2008-06-24 14:42:42

D: Ist der Mensch patentierbar?


RealAudioMP3 Beim Europäischen Patentamt (EPA) in München steht eine Grundsatzentscheidung zur Patentierbarkeit menschlicher embryonaler Stammzellen an. Am Dienstag und Mittwoch findet vor der Großen Beschwerdekammer des EPA eine Anhörung zu einem bisher nicht genehmigten Patent der US-Firma „Wisconsin Alumni Research Foundation“ statt. Kritiker erwarten, dass der Ausgang des Musterprozesses für alle weiteren anhängigen Fälle verbindlich sein wird. Dabei geht es nach den Angaben um rund 100 weitere Patentanmeldungen.
Der Mainzer Moraltheologe Johannes Reiter bezeichnete es als problematisch, dass das EPA ethische Grundsatzentscheidungen von dieser Tragweite fällen könne. Die katholische Kirche habe nichts gegen Patente, außer sie berühren die Würde des Menschen.
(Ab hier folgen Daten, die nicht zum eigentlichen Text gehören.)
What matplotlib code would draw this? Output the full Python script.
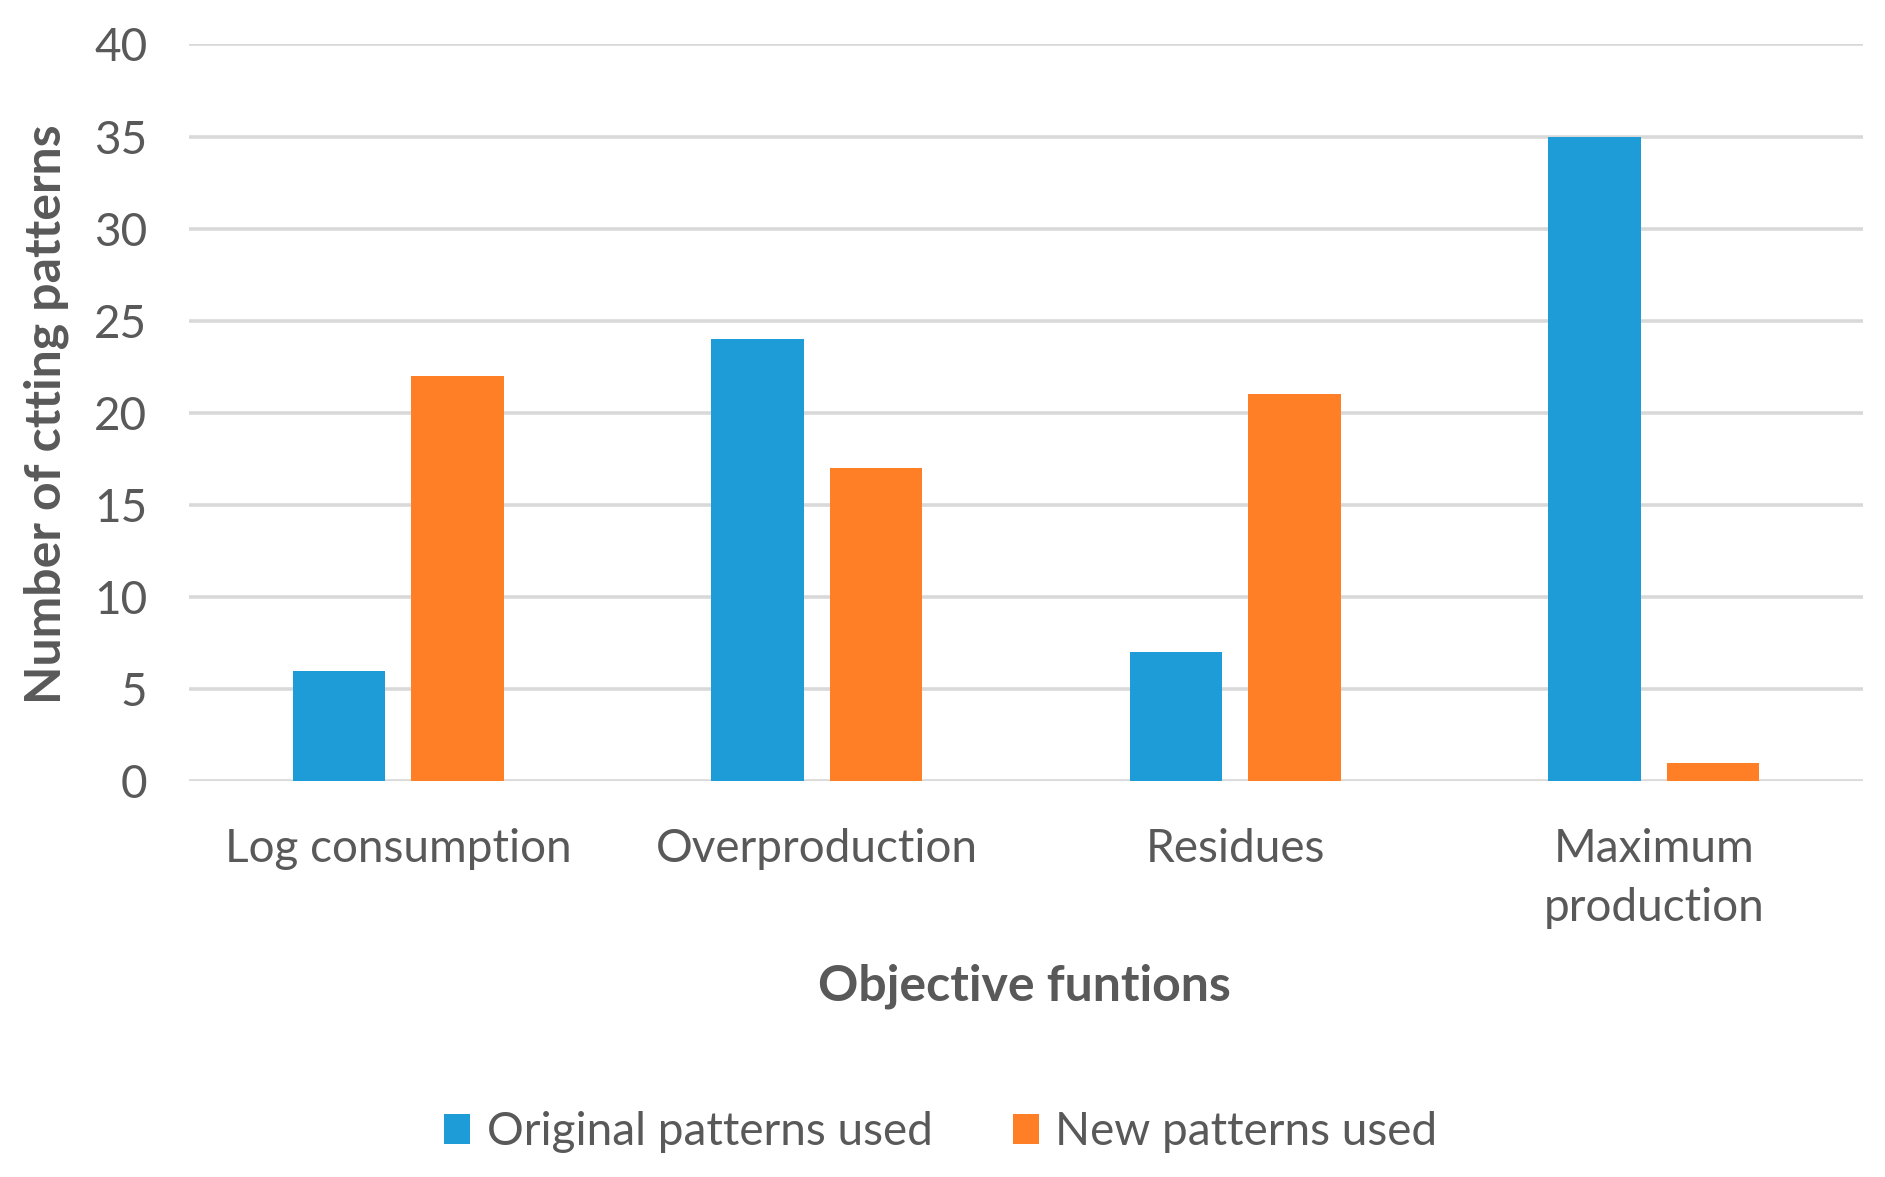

Johannes Reiter:

„Die Entscheidung des Europäischen Patentamtes über das Stammzellpatent ist insofern eine Grundsatz- und Richtungsentscheidung, als sie erkennen lässt, wie die Gesellschaft künftig mit Leben und insbesondere mit menschlichem Leben umgehen wird. Auch wird ersichtlich, welchen Schutz und welche Würde sie dem Leben zuerkennt. Die Menschenwürde und vor allem ihre Verletzung sind der Prüfstein des Fortschritts.“

Derzeit werden 110 Patentanmeldungen in der Stammzellenforschung geprüft, für 68 weitere Patente ist eine Prüfung beantragt.

„In der Patentierung embryonaler menschlicher Stammzellen sehe ich einen klaren Verstoß gegen die Menschenwürde und zwar aus zwei Gründen: Erstens wird die Menschenwürde getroffen durch das Gewinnungsverfahren der Stammzellen, da Embryonen hierfür getötet werden müssen. Zweitens wird mit der Patentierung von embryonalen Stammzellen die Menschenwürde getroffen, insofern der menschliche Körper bzw. Teile davon zu einer bloßen Sache und zu einem Verfügungsgut und Gegenstand kommerziellen Gewinnstreben werden.“

Die katholische Kirche hat hierzu eine klare Meinung, hält der Moraltheologe fest.

„Leben als solches gehört allen und kann nicht patentiert werden. Auch der menschliche Körper ist keine patentierbare Erfindung. Er verdankt sich den Eltern und letztlich dem Schöpfergott, ohne den es kein Leben geben kann. Das sieht übrigens auch das Patentrecht so. Denn das Patentrecht schließt ebenso Verfahren aus, die gegen die so genannten Guten Sitten verstoßen und rechnet dazu das Klonen von menschlichen Lebewesen und Eingriffe in die menschliche Würde. Meiner Meinung nach müsste auch die Patentierung embryonaler Stammzellen unter das Patentierungsverbot fallen.“

Bei der Entscheidung des Münchner Patentamtes geht es um ein Patent, das der US-Forscher James Thomson bereits im Januar 1995 beantragt hatte. Bislang war er damit gescheitert. Die Große Beschwerdekammer des EPA ist die letzte Instanz. Ihr Spruch kann vor keinem anderen Gericht angefochten werden.